For Time Horizon: - I would have said that it’s multi-stage, long-term with 4 stages: Now until cash flow, further 7 years until son is in college, another 4 years when he is in college, and the time afterwards. However, I think I have never seen a solution with that many stages. The first part seems to be missing quite often, however it dominates her situation now? - About this college thing, which ages do you estimate when writing time horizon? Nearly every case has a child for college, could we expect them to go there at 18 and stay for 4 years? - When they enter retirement, would you give a time horizon afterwards? Assume they are 65, would you write 20-30 years, 25+ years or leave it out completely? - If we deal with a couple, is one stage always until the first of them dies, and another stage afterwards? Have seen this in one past a.m. exam, so I don’t know if that’s generally the case. - If they say that they have a second portfolio but will only start using it in 10 years, shouldn’t that be 2 stages? In the solution for past a.m. it wasn’t mentioned at all at the time horizon part, I would have included it. Seems to be quite relevant for me. - So far, I’ve only seen one-stage long-term, 2-stage long-term, multi-stage long-term, etc. Never seen any IPS with a short-term time horizon. Does this even exist?

Hope that you can give me some input on my questions.

Ok thanks! That made it a bit more clear.

Liquidity & cash reserves are tricky and honestly CFAI isn’t entirely consistent with how they handle what goes in and what goes out but in general, liquidity is a cash outflow < 1-year. After 1-year it generally becomes more of a multi-stage investment horizon. Sometimes a cash-reserve is a long-term liquidity need but generally excluded from the asset base. Sometimes the CFAI text will have you take the PV of the 2 or 3 year liquidity need and invest it into cash like securities, othertimes they just set it aside without discounting it. The context of the question is, obviously, very important.
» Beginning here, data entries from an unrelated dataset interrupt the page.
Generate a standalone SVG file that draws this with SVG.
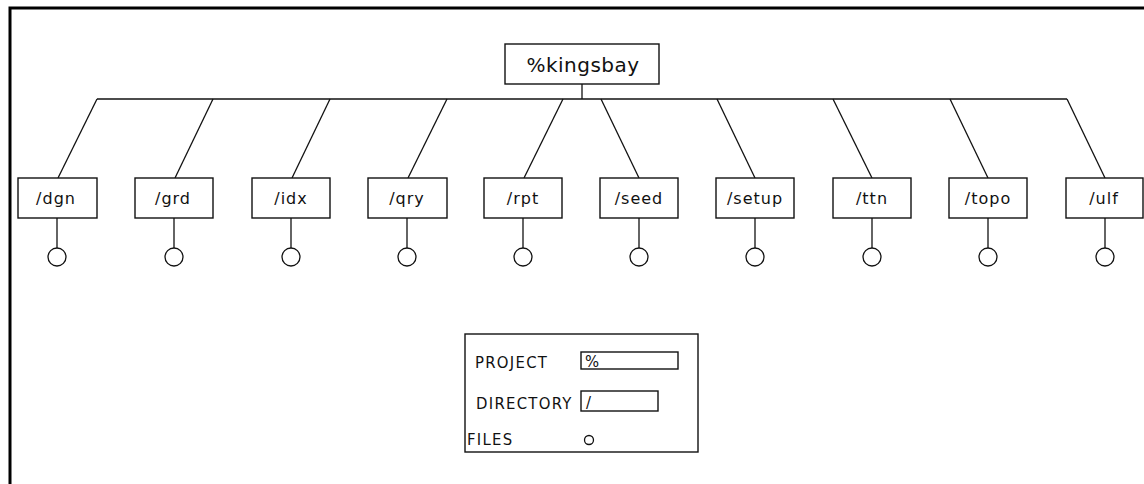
<svg xmlns="http://www.w3.org/2000/svg" width="1144" height="484" viewBox="0 0 1144 484">
  <defs>
    <style>
      .frame { fill: none; stroke: #000; stroke-width: 3; }
      .box { fill: #fff; stroke: #111; stroke-width: 1.4; }
      .link { fill: none; stroke: #111; stroke-width: 1.3; }
      .file { fill: #fff; stroke: #111; stroke-width: 1.3; }
      .lbl { font-family: "DejaVu Sans", "Liberation Sans", sans-serif; font-size: 16px; fill: #111; text-anchor: middle; letter-spacing: 1px; }
      .root { font-family: "DejaVu Sans", "Liberation Sans", sans-serif; font-size: 20px; fill: #111; text-anchor: middle; letter-spacing: 0.5px; }
      .key { font-family: "DejaVu Sans Condensed", "DejaVu Sans", sans-serif; font-size: 16.5px; fill: #111; letter-spacing: 1.3px; }
    </style>
  </defs>

  <rect width="1144" height="484" fill="#fff"/>

  <!-- page border: top and left edges only -->
  <path class="frame" d="M10,484 V8 H1144"/>

  <!-- tree connectors -->
  <g id="connectors">
    <line class="link" x1="582" y1="84" x2="582" y2="99"/>
    <line class="link" x1="97" y1="99" x2="1067" y2="99"/>
    <line class="link" x1="97" y1="99" x2="58" y2="178"/>
    <line class="link" x1="213" y1="99" x2="175" y2="178"/>
    <line class="link" x1="330" y1="99" x2="292" y2="178"/>
    <line class="link" x1="447" y1="99" x2="408" y2="178"/>
    <line class="link" x1="563" y1="99" x2="524" y2="178"/>
    <line class="link" x1="601" y1="99" x2="639" y2="178"/>
    <line class="link" x1="717" y1="99" x2="755" y2="178"/>
    <line class="link" x1="833" y1="99" x2="872" y2="178"/>
    <line class="link" x1="950" y1="99" x2="988" y2="178"/>
    <line class="link" x1="1067" y1="99" x2="1105" y2="178"/>
    <!-- file stems -->
    <line class="link" x1="57" y1="218" x2="57" y2="248"/>
    <line class="link" x1="174" y1="218" x2="174" y2="248"/>
    <line class="link" x1="291" y1="218" x2="291" y2="248"/>
    <line class="link" x1="407" y1="218" x2="407" y2="248"/>
    <line class="link" x1="523" y1="218" x2="523" y2="248"/>
    <line class="link" x1="639" y1="218" x2="639" y2="248"/>
    <line class="link" x1="755" y1="218" x2="755" y2="248"/>
    <line class="link" x1="872" y1="218" x2="872" y2="248"/>
    <line class="link" x1="988" y1="218" x2="988" y2="248"/>
    <line class="link" x1="1105" y1="218" x2="1105" y2="248"/>
  </g>

  <!-- project root -->
  <g id="root">
    <rect class="box" x="505" y="44" width="154" height="40"/>
    <text class="root" x="583" y="72">%kingsbay</text>
  </g>

  <!-- directories -->
  <g id="dir-dgn">
    <rect class="box" x="18" y="178" width="79" height="40"/>
    <text class="lbl" x="56" y="204">/dgn</text>
    <circle class="file" cx="57" cy="257" r="9"/>
  </g>
  <g id="dir-grd">
    <rect class="box" x="135" y="178" width="78" height="40"/>
    <text class="lbl" x="173" y="204">/grd</text>
    <circle class="file" cx="174" cy="257" r="9"/>
  </g>
  <g id="dir-idx">
    <rect class="box" x="252" y="178" width="78" height="40"/>
    <text class="lbl" x="291" y="204">/idx</text>
    <circle class="file" cx="291" cy="257" r="9"/>
  </g>
  <g id="dir-qry">
    <rect class="box" x="368" y="178" width="79" height="40"/>
    <text class="lbl" x="407" y="204">/qry</text>
    <circle class="file" cx="407" cy="257" r="9"/>
  </g>
  <g id="dir-rpt">
    <rect class="box" x="484" y="178" width="78" height="40"/>
    <text class="lbl" x="523" y="204">/rpt</text>
    <circle class="file" cx="523" cy="257" r="9"/>
  </g>
  <g id="dir-seed">
    <rect class="box" x="600" y="178" width="78" height="40"/>
    <text class="lbl" x="639" y="204">/seed</text>
    <circle class="file" cx="639" cy="257" r="9"/>
  </g>
  <g id="dir-setup">
    <rect class="box" x="716" y="178" width="78" height="40"/>
    <text class="lbl" x="755" y="204">/setup</text>
    <circle class="file" cx="755" cy="257" r="9"/>
  </g>
  <g id="dir-ttn">
    <rect class="box" x="833" y="178" width="78" height="40"/>
    <text class="lbl" x="872" y="204">/ttn</text>
    <circle class="file" cx="872" cy="257" r="9"/>
  </g>
  <g id="dir-topo">
    <rect class="box" x="949" y="178" width="78" height="40"/>
    <text class="lbl" x="988" y="204">/topo</text>
    <circle class="file" cx="988" cy="257" r="9"/>
  </g>
  <g id="dir-ulf">
    <rect class="box" x="1066" y="178" width="77" height="40"/>
    <text class="lbl" x="1104" y="204">/ulf</text>
    <circle class="file" cx="1105" cy="257" r="9"/>
  </g>

  <!-- key -->
  <g id="legend">
    <rect class="box" x="465" y="334" width="233" height="118"/>
    <text class="key" x="475" y="368">PROJECT</text>
    <rect class="box" x="581" y="352" width="97" height="17"/>
    <text class="key" x="585" y="367">%</text>
    <text class="key" x="476" y="409">DIRECTORY</text>
    <rect class="box" x="581" y="391" width="77" height="20"/>
    <text class="key" x="586" y="408">/</text>
    <text class="key" x="467" y="445">FILES</text>
    <circle class="file" cx="589" cy="440" r="4.5"/>
  </g>
</svg>
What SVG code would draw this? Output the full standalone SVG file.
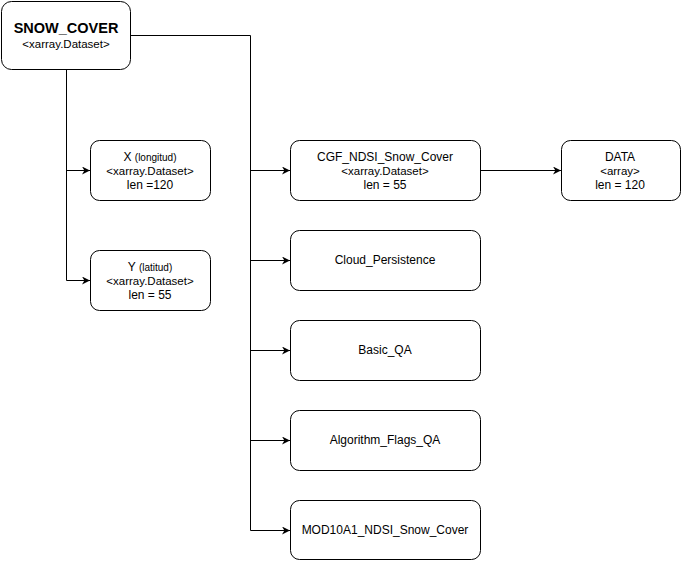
<svg xmlns="http://www.w3.org/2000/svg" width="681" height="561" viewBox="0 0 681 561">
<style>
.box{fill:#fff;stroke:#000;stroke-width:1}
.t{font-family:"Liberation Sans",Arial,sans-serif;font-size:12px;fill:#000;text-anchor:middle}
.d{font-size:11.5px}
.s{font-size:10px}
.b{font-size:14.5px;font-weight:bold}
.c{fill:none;stroke:#000;stroke-width:1}
</style>
<defs>
<marker id="a" viewBox="0 0 10 10" refX="10" refY="5" markerWidth="8" markerHeight="8" markerUnits="userSpaceOnUse" orient="auto">
<path d="M0,0 L10,5 L0,10 L3,5 Z" fill="#000"/>
</marker>
</defs>
<rect width="681" height="561" fill="#fff"/>
<g id="connectors">
<path class="c" d="M131,35.5 H250.5 V530.5"/>
<path class="c" d="M250.5,170.5 H290" marker-end="url(#a)"/>
<path class="c" d="M250.5,260.5 H290" marker-end="url(#a)"/>
<path class="c" d="M250.5,350.5 H290" marker-end="url(#a)"/>
<path class="c" d="M250.5,440.5 H290" marker-end="url(#a)"/>
<path class="c" d="M250.5,530.5 H290" marker-end="url(#a)"/>
<path class="c" d="M66.5,70 V280.5"/>
<path class="c" d="M66.5,170.5 H90" marker-end="url(#a)"/>
<path class="c" d="M66.5,280.5 H90" marker-end="url(#a)"/>
<path class="c" d="M480,170.5 H561" marker-end="url(#a)"/>
</g>
<g id="snow_cover">
<rect class="box" x="1.5" y="1.5" width="129" height="68" rx="10"/>
<text class="t b" x="66" y="33">SNOW_COVER</text>
<text class="t d" x="66" y="48">&lt;xarray.Dataset&gt;</text>
</g>
<g id="x">
<rect class="box" x="90.5" y="140.5" width="120" height="60" rx="9"/>
<text class="t" x="150" y="161">X <tspan class="s">(longitud)</tspan></text>
<text class="t d" x="150" y="175">&lt;xarray.Dataset&gt;</text>
<text class="t" x="150" y="189">len =120</text>
</g>
<g id="y">
<rect class="box" x="90.5" y="250.5" width="120" height="60" rx="9"/>
<text class="t" x="150" y="271">Y <tspan class="s">(latitud)</tspan></text>
<text class="t d" x="150" y="285">&lt;xarray.Dataset&gt;</text>
<text class="t" x="150" y="299">len = 55</text>
</g>
<g id="cgf">
<rect class="box" x="290.5" y="140.5" width="190" height="60" rx="9"/>
<text class="t" x="385" y="161">CGF_NDSI_Snow_Cover</text>
<text class="t d" x="385" y="175">&lt;xarray.Dataset&gt;</text>
<text class="t" x="385" y="189">len = 55</text>
</g>
<g id="data">
<rect class="box" x="561.5" y="140.5" width="119" height="60" rx="9"/>
<text class="t" x="620" y="161">DATA</text>
<text class="t d" x="620" y="175">&lt;array&gt;</text>
<text class="t" x="620" y="189">len = 120</text>
</g>
<g id="cloud">
<rect class="box" x="290.5" y="230.5" width="190" height="60" rx="9"/>
<text class="t" x="385" y="264">Cloud_Persistence</text>
</g>
<g id="basic">
<rect class="box" x="290.5" y="320.5" width="190" height="60" rx="9"/>
<text class="t" x="385" y="354">Basic_QA</text>
</g>
<g id="algo">
<rect class="box" x="290.5" y="410.5" width="190" height="60" rx="9"/>
<text class="t" x="385" y="444">Algorithm_Flags_QA</text>
</g>
<g id="mod">
<rect class="box" x="290.5" y="500.5" width="190" height="59" rx="9"/>
<text class="t" x="385" y="534">MOD10A1_NDSI_Snow_Cover</text>
</g>
</svg>
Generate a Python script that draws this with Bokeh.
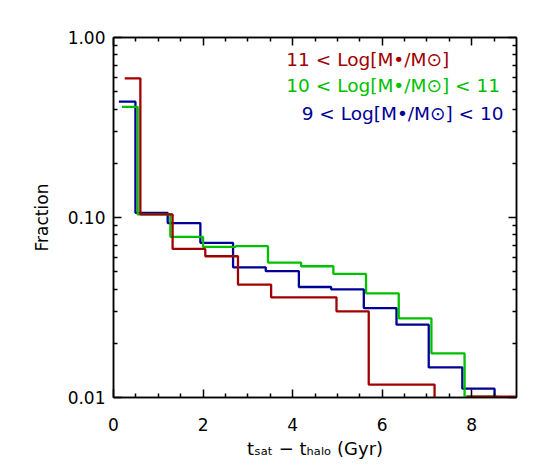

Time-horizon is always in persective of the future known events, each event is a stage. First stage could be from now until the kid goes to college, second stage could be from after college tuition payments to retirement, then retirement til eventualy death.

Institutional is easier? Or even worse?

_ Liquidity _

Pension:

Net cash outflow = Benefit payments – Pension contributions Some important factors: - Proportion of retired lives relative to active lives - Size of annual Sponsor’s contributions to the plan relative to annual benefit payments - Age of workforce served by the plan - Early retirement options and/or the option of retirees to take lump-sum payments - Funded status of a plan Foundation: Anticipated cash needs (captured in a foundation’s minimum spending rate) + Unanticipated cash needs (not captured in a foundation’s minimum spending rate) – Contributions made to the foundation Life: - Pay death benefit payments - Meet demand for policy loans - Meet working capital needs etc. Some important factors: - Disintermediation - Asset-Liability mismatch - Asset marketability risk Non-life: - Unpredictable cash outflows - Underwriting and business cycles _ Time Horizon _Pension: - Going-concern DB plans versus terminated DB plans - Single stage vs. Multiple stage Foundation: - Perpetual vs. Limited time horizon Life: - Long Time Horizon (Consider - Policy surrenders (disintermediation) and/or loans - Duration of insurance products offered by the company) Non-Life: - The short time frame of the underwriting cycle that impacts the portfolio mix of taxable and tax-exempt bond holdings. - Shorter durations of casualty liabilities.

June, good writeup. Just a follow up, for the liquidity req for DB, i’ve never seen investment income tied to that formula. In other words:

Liquidity Req = Benefit Payment - Contribution

For liquidity purposes, and leaving absent the return requirement, are you sure investment flows would further reduce the stated liquidity requirement

^ You are right…I wrote too quick… Revised the post.